[Goal]:
Skip the pictures and repeat each line of the data exactly.

[Provided data]:
-------

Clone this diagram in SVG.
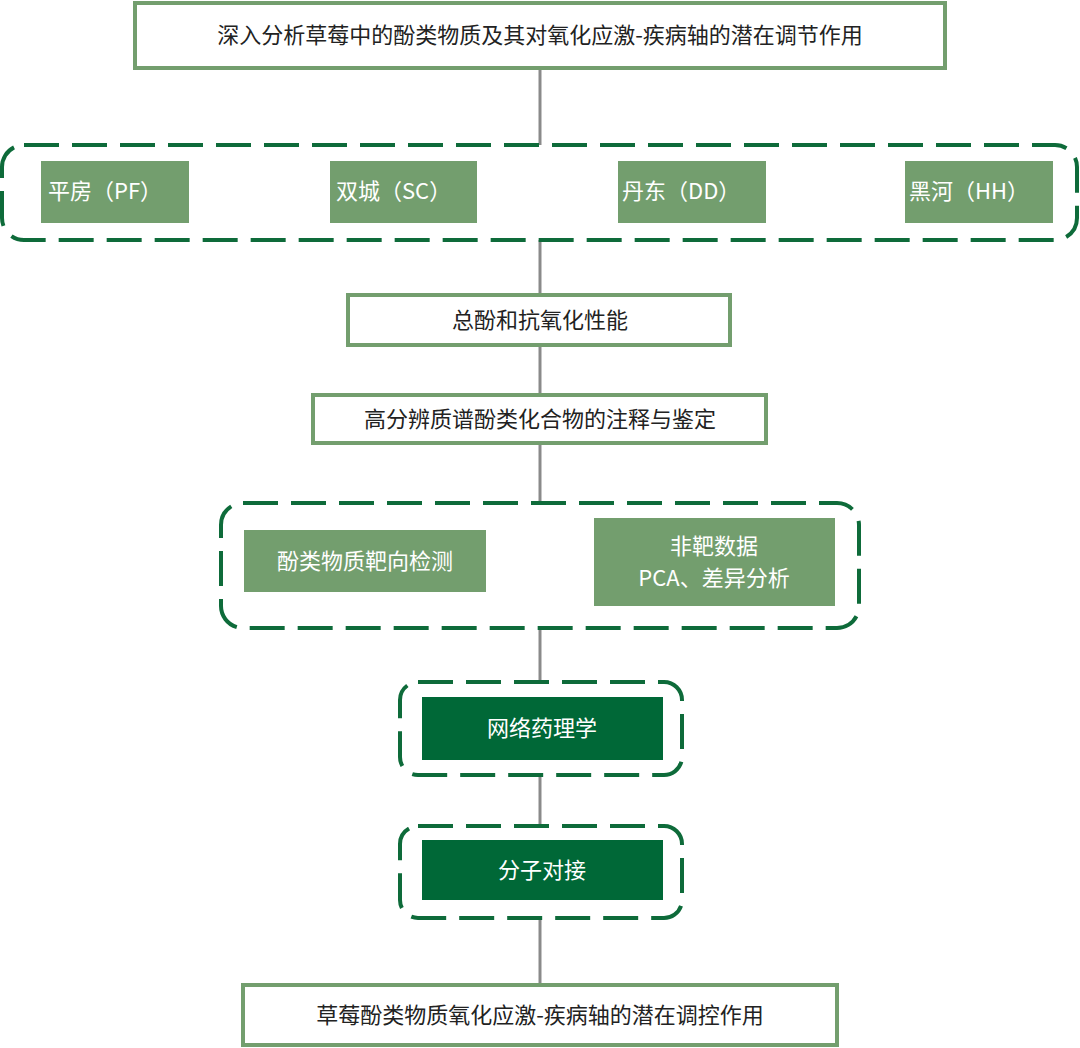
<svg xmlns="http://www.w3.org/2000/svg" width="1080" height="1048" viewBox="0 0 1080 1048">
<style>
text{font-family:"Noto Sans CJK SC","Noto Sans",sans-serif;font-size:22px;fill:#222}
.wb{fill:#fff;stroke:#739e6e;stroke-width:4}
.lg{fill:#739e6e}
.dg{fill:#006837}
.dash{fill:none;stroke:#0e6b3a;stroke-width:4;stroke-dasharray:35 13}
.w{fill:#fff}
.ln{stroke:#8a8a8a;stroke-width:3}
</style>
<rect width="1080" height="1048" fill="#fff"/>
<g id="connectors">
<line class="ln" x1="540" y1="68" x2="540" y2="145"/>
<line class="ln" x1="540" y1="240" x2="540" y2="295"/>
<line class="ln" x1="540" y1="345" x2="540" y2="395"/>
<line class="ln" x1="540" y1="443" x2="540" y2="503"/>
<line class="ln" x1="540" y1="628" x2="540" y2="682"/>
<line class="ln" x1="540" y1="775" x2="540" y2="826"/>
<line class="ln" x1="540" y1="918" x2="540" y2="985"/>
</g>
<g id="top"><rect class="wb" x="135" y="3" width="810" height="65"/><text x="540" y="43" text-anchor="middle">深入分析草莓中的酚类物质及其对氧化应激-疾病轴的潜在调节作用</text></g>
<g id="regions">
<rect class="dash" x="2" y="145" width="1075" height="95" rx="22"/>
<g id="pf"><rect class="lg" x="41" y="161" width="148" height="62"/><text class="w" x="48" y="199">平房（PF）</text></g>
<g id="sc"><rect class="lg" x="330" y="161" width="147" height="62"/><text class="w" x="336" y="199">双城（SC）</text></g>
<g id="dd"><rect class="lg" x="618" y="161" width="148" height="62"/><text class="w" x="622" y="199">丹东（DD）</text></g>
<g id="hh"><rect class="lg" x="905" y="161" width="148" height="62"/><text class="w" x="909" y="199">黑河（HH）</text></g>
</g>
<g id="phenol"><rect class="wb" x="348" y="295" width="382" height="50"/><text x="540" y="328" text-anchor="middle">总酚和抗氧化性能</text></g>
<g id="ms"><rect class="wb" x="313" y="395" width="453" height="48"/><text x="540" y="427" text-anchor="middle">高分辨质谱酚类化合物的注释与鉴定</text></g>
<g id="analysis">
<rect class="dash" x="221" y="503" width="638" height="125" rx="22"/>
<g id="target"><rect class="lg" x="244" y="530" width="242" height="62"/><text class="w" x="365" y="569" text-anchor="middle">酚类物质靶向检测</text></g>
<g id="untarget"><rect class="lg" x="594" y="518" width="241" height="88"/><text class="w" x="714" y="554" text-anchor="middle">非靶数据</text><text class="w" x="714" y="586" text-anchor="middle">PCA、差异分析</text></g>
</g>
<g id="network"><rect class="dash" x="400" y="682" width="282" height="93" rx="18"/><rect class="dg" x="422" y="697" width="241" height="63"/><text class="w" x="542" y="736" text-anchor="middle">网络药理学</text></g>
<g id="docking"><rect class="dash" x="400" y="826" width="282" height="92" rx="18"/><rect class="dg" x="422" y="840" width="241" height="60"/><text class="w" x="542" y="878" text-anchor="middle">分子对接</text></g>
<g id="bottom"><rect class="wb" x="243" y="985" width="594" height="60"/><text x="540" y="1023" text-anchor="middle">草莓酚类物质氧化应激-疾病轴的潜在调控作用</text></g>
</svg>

-------

[Final result]:
Clone this diagram in SVG.
<svg xmlns="http://www.w3.org/2000/svg" width="1080" height="1048" viewBox="0 0 1080 1048">
<style>
text{font-family:"Noto Sans CJK SC","Noto Sans",sans-serif;font-size:22px;fill:#222}
.wb{fill:#fff;stroke:#739e6e;stroke-width:4}
.lg{fill:#739e6e}
.dg{fill:#006837}
.dash{fill:none;stroke:#0e6b3a;stroke-width:4;stroke-dasharray:35 13}
.w{fill:#fff}
.ln{stroke:#8a8a8a;stroke-width:3}
</style>
<rect width="1080" height="1048" fill="#fff"/>
<g id="connectors">
<line class="ln" x1="540" y1="68" x2="540" y2="145"/>
<line class="ln" x1="540" y1="240" x2="540" y2="295"/>
<line class="ln" x1="540" y1="345" x2="540" y2="395"/>
<line class="ln" x1="540" y1="443" x2="540" y2="503"/>
<line class="ln" x1="540" y1="628" x2="540" y2="682"/>
<line class="ln" x1="540" y1="775" x2="540" y2="826"/>
<line class="ln" x1="540" y1="918" x2="540" y2="985"/>
</g>
<g id="top"><rect class="wb" x="135" y="3" width="810" height="65"/><text x="540" y="43" text-anchor="middle">深入分析草莓中的酚类物质及其对氧化应激-疾病轴的潜在调节作用</text></g>
<g id="regions">
<rect class="dash" x="2" y="145" width="1075" height="95" rx="22"/>
<g id="pf"><rect class="lg" x="41" y="161" width="148" height="62"/><text class="w" x="48" y="199">平房（PF）</text></g>
<g id="sc"><rect class="lg" x="330" y="161" width="147" height="62"/><text class="w" x="336" y="199">双城（SC）</text></g>
<g id="dd"><rect class="lg" x="618" y="161" width="148" height="62"/><text class="w" x="622" y="199">丹东（DD）</text></g>
<g id="hh"><rect class="lg" x="905" y="161" width="148" height="62"/><text class="w" x="909" y="199">黑河（HH）</text></g>
</g>
<g id="phenol"><rect class="wb" x="348" y="295" width="382" height="50"/><text x="540" y="328" text-anchor="middle">总酚和抗氧化性能</text></g>
<g id="ms"><rect class="wb" x="313" y="395" width="453" height="48"/><text x="540" y="427" text-anchor="middle">高分辨质谱酚类化合物的注释与鉴定</text></g>
<g id="analysis">
<rect class="dash" x="221" y="503" width="638" height="125" rx="22"/>
<g id="target"><rect class="lg" x="244" y="530" width="242" height="62"/><text class="w" x="365" y="569" text-anchor="middle">酚类物质靶向检测</text></g>
<g id="untarget"><rect class="lg" x="594" y="518" width="241" height="88"/><text class="w" x="714" y="554" text-anchor="middle">非靶数据</text><text class="w" x="714" y="586" text-anchor="middle">PCA、差异分析</text></g>
</g>
<g id="network"><rect class="dash" x="400" y="682" width="282" height="93" rx="18"/><rect class="dg" x="422" y="697" width="241" height="63"/><text class="w" x="542" y="736" text-anchor="middle">网络药理学</text></g>
<g id="docking"><rect class="dash" x="400" y="826" width="282" height="92" rx="18"/><rect class="dg" x="422" y="840" width="241" height="60"/><text class="w" x="542" y="878" text-anchor="middle">分子对接</text></g>
<g id="bottom"><rect class="wb" x="243" y="985" width="594" height="60"/><text x="540" y="1023" text-anchor="middle">草莓酚类物质氧化应激-疾病轴的潜在调控作用</text></g>
</svg>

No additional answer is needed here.